* _Information provided_
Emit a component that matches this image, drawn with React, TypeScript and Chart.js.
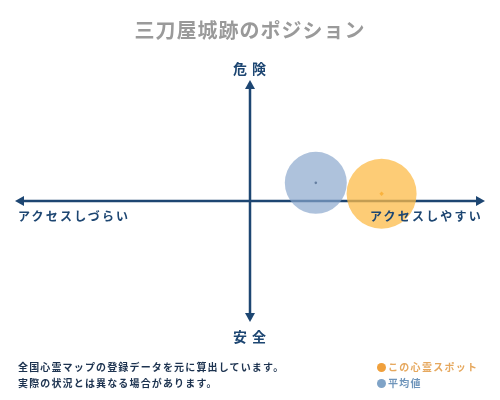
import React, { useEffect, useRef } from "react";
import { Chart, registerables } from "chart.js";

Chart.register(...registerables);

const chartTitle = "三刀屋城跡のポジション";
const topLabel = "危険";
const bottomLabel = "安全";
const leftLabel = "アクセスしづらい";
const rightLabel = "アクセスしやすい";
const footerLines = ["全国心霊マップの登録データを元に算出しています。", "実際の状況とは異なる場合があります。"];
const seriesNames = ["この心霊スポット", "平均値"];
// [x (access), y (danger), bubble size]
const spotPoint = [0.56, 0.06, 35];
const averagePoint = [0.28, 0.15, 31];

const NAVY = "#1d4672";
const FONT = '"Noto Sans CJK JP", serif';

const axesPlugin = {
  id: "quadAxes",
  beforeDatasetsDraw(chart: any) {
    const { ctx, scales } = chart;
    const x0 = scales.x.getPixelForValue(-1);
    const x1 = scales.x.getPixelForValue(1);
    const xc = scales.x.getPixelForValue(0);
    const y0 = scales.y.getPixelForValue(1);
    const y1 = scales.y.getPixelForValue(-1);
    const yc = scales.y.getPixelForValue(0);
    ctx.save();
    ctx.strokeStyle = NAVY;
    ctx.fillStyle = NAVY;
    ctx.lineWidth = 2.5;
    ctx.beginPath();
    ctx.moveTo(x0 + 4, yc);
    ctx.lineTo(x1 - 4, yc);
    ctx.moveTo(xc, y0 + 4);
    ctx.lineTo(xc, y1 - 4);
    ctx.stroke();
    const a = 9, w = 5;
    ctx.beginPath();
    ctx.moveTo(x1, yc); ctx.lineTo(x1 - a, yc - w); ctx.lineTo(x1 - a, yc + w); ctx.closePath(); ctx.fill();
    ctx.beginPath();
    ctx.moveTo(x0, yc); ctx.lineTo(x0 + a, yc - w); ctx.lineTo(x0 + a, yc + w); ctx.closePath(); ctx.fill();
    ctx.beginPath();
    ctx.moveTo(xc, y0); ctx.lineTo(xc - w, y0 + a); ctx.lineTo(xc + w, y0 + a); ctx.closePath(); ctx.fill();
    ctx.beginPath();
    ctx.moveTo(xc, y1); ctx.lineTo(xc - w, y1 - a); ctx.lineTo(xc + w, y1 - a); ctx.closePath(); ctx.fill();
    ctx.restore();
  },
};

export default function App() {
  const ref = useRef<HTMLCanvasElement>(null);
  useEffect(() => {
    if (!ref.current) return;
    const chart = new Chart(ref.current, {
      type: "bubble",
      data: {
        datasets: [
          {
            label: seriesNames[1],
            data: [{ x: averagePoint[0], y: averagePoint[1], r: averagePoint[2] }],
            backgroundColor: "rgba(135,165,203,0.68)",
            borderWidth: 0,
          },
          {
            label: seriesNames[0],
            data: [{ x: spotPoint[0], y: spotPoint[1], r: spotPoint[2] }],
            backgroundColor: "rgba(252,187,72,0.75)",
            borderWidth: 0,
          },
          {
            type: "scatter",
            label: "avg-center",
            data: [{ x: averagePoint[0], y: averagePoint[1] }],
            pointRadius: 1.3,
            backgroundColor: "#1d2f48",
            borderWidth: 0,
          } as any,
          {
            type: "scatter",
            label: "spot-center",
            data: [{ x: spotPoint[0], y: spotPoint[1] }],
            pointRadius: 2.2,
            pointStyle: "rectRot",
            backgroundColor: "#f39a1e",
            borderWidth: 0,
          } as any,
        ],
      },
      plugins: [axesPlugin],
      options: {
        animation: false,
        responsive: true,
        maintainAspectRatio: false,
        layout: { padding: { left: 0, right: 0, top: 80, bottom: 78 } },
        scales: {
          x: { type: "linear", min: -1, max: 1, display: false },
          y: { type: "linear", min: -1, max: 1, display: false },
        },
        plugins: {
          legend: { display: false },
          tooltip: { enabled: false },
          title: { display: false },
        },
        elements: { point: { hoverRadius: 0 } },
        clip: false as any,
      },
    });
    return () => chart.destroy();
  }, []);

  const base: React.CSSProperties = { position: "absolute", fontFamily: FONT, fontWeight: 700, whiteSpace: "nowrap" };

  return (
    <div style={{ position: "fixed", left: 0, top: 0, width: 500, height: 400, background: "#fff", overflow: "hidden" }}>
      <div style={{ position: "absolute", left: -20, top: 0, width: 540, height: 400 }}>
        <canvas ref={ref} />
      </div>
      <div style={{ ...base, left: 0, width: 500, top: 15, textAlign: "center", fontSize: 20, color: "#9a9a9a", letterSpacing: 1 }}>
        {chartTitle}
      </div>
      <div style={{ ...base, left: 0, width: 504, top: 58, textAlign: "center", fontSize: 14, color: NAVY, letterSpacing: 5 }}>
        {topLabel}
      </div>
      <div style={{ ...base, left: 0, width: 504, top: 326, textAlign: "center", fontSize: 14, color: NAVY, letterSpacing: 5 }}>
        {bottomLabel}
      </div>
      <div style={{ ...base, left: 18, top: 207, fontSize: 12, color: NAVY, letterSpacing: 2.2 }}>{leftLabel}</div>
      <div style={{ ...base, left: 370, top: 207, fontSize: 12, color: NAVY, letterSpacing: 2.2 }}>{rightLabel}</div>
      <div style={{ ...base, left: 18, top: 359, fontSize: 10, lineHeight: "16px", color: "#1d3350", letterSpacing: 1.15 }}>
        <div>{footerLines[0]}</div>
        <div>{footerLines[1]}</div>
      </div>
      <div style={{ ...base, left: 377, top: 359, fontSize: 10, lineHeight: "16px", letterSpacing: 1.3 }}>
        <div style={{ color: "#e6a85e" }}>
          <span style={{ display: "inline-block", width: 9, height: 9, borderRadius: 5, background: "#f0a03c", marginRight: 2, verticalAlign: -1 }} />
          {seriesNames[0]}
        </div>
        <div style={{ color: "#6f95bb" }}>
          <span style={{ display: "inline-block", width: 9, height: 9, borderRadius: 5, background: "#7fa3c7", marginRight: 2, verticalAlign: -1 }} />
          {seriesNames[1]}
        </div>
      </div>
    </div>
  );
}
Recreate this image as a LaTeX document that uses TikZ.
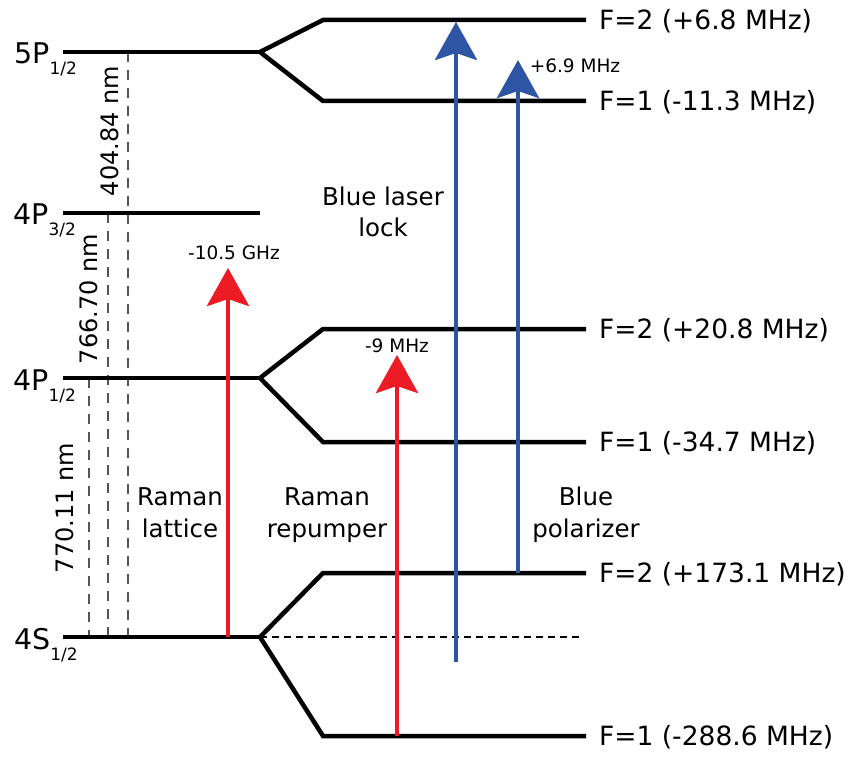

* _Set problem_
The lines from the start of the entries above through the one containing "Chart.register(...registerables);" are to be retyped exactly, and no others. Pictures are left out.

* _Result_
Emit a component that matches this image, drawn with React, TypeScript and Chart.js.
import React, { useEffect, useRef } from "react";
import { Chart, registerables } from "chart.js";

Chart.register(...registerables);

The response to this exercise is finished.